Test 2 (Crypto++ built-in CBC)'s result: aaabbbccc...
I know the xor() function may cause a problem relate to "sameChar ^ sameChar = 0", but is there any problem relate to algorithm in my code?
This is my Test 2.1 after the 1st solution of jww.

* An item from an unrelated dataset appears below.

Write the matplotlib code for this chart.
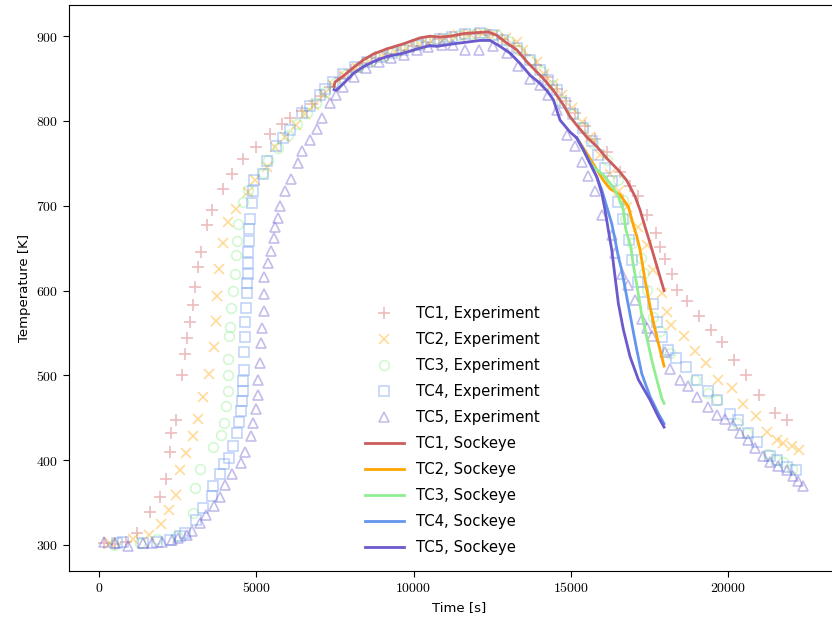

static string auto_cbc2(string plain, long size){
CBC_Mode< AES >::Encryption e;
e.SetKeyWithIV(key, sizeof(key), iv, sizeof(iv));
string cipherText;
CryptoPP::StringSource ss(plain, true,
new CryptoPP::StreamTransformationFilter(e,
new CryptoPP::StringSink(cipherText)
, BlockPaddingSchemeDef::NO_PADDING
) // StreamTransformationFilter
); // StringSource
return cipherText;
}
It throw an error:
Unhandled exception at 0x7407A6F2 in AES-CRPP.exe: Microsoft C++
exception: CryptoPP::InvalidDataFormat at memory location 0x00EFEA74
I only got this error when use BlockPaddingSchemeDef::NO_PADDING, tried to remove BlockPaddingSchemeDef or using BlockPaddingSchemeDef::DEFAULT_PADDING, I got no error . :?
StringSource ss1(s, true,
new StreamTransformationFilter(e,
new StringSink(cipher)));
This uses PKCS padding by default. It takes a 16-byte input and produces a 32-byte output due to padding. You should do one of two things.
First, you can use BlockPaddingScheme::NO_PADDING. Something like:
StringSource ss1(s, true,
new StreamTransformationFilter(e,
new StringSink(cipher)
BlockPaddingScheme::NO_PADDING));
Second, you can process blocks manually, 16 bytes at a time. Something like:
AES::Encryption encryptor(key, keySize);
byte ibuff[<some size>] = ...;
byte obuff[<some size>];
ASSERT(<some size> % AES::BLOCKSIZE == 0);
unsigned int BLOCKS = <some size>/AES::BLOCKSIZE;
for (unsigned int i=0; i<BLOCKS; i==)
{
encryptor.ProcessBlock(&ibuff[i*16], &obuff[i*16]);
// Do the CBC XOR thing...
}
You may be able to call ProcessAndXorBlock from the BlockCipher base class and do it in one shot.